For Hill, macho insularity is a dying virtue, and he can’t seem to penetrate those tired, opaque old archetypes. There are no significant women in his films, a fact that troubles me less on behalf of all those underchallenged female performers than all those underchallenged male ones. His heroes seem to have galloped out of Westerns; they seem not of women born. (The exception proves the rule. As co-screenwriter of Alien, Hill did provide a meaty, macho role for Sigourney Weaver–except that the character was written to be played by a man.)

His characters don’t mushroom into myth; they congeal into it, and his films congeal along with them. When he tries to make a genuinely meditative movie–and he tried like all get-out with Wild Bill–he demonstrates how little interior life his characters have. Wild Bill is an accomplished impersonation of a ruminative, first-person movie. It follows its hero into opium dens, relives his killings, soaks us in his losses. The aging protagonist (Jeff Bridges) has been striking heroic gunfighter poses for so long that even he doesn’t know what’s really in his head–he’s trapped by his own legend, forced to play his part until the past catches up with him. And this literary conceit is supposed to pass for tragedy!

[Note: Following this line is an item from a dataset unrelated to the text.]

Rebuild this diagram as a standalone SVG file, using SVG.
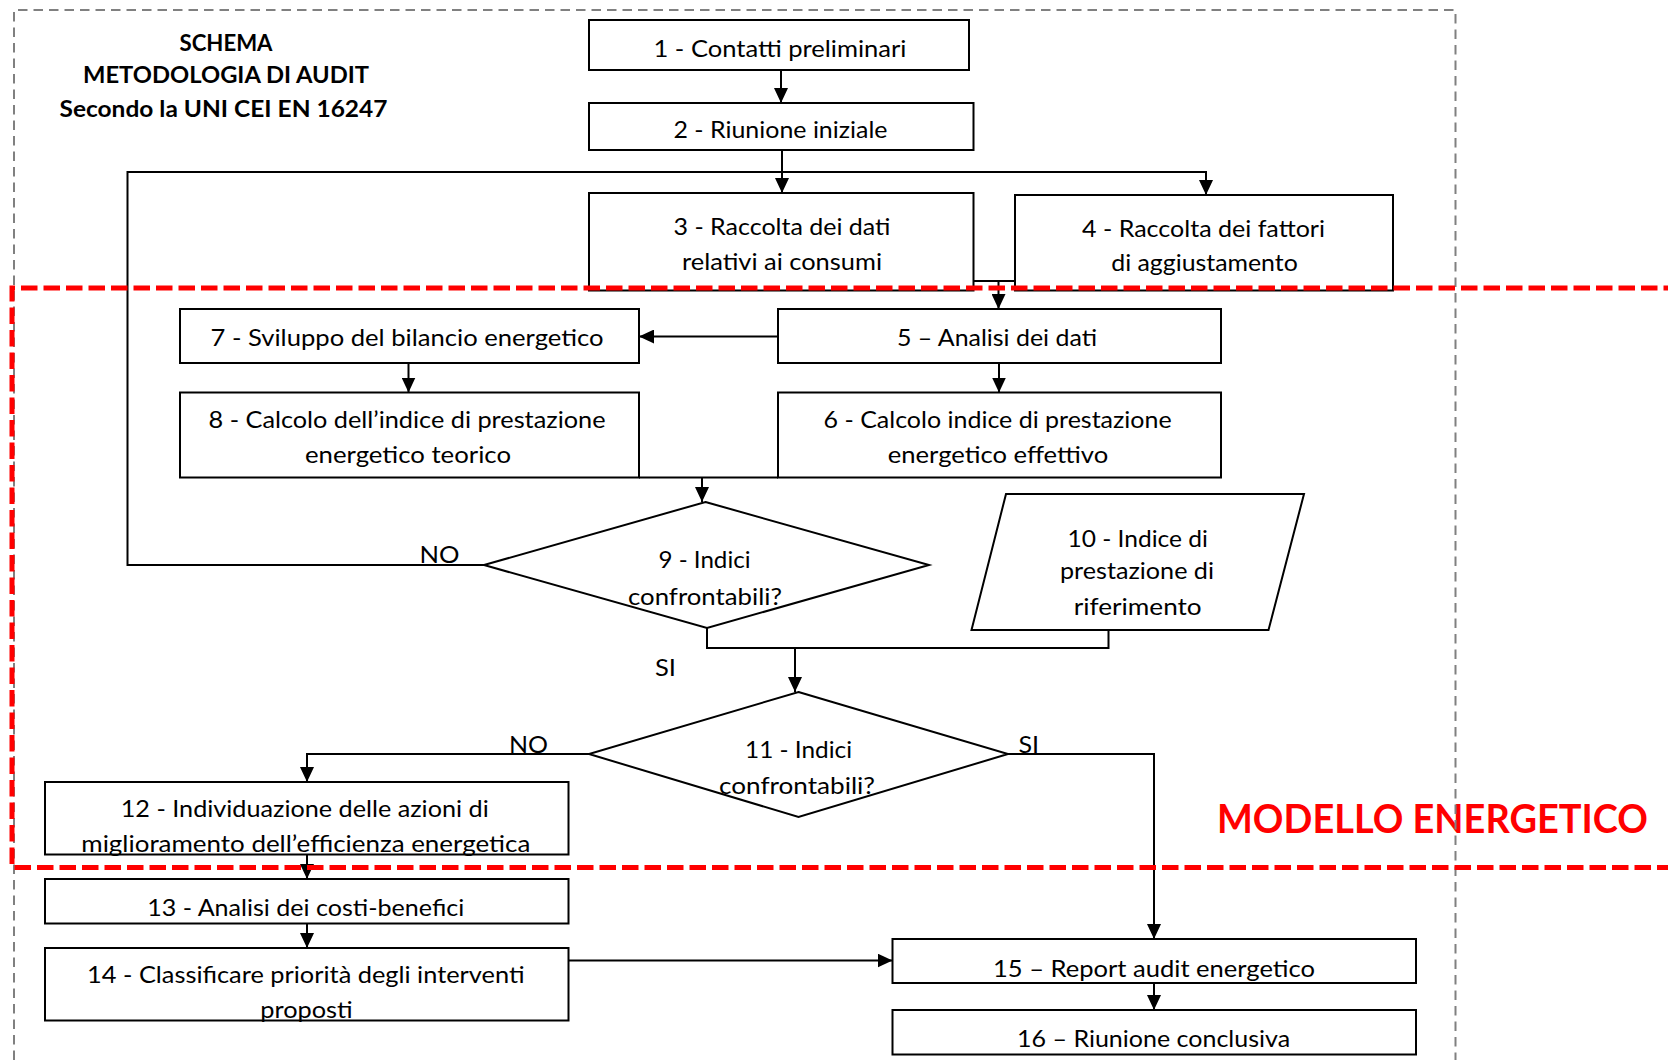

Hill is probably the last person who should have remade the godless Yojimbo–his universe is too classical, too well ordered, too movie-made. Godlessness in action films means something else now. In Pulp Fiction, it’s capricious, accidental carnage, or a leading man killed suddenly in midstream who returns later in a syntactical sleight of hand. In Seven, it’s camera work that induces existential (and physical) nausea, and shootouts with scary slingshot angles and a chilling absence of motive. The paradox of Walter Hill is that he is at once the most thrillingly kinetic director in Hollywood–and the most old hat.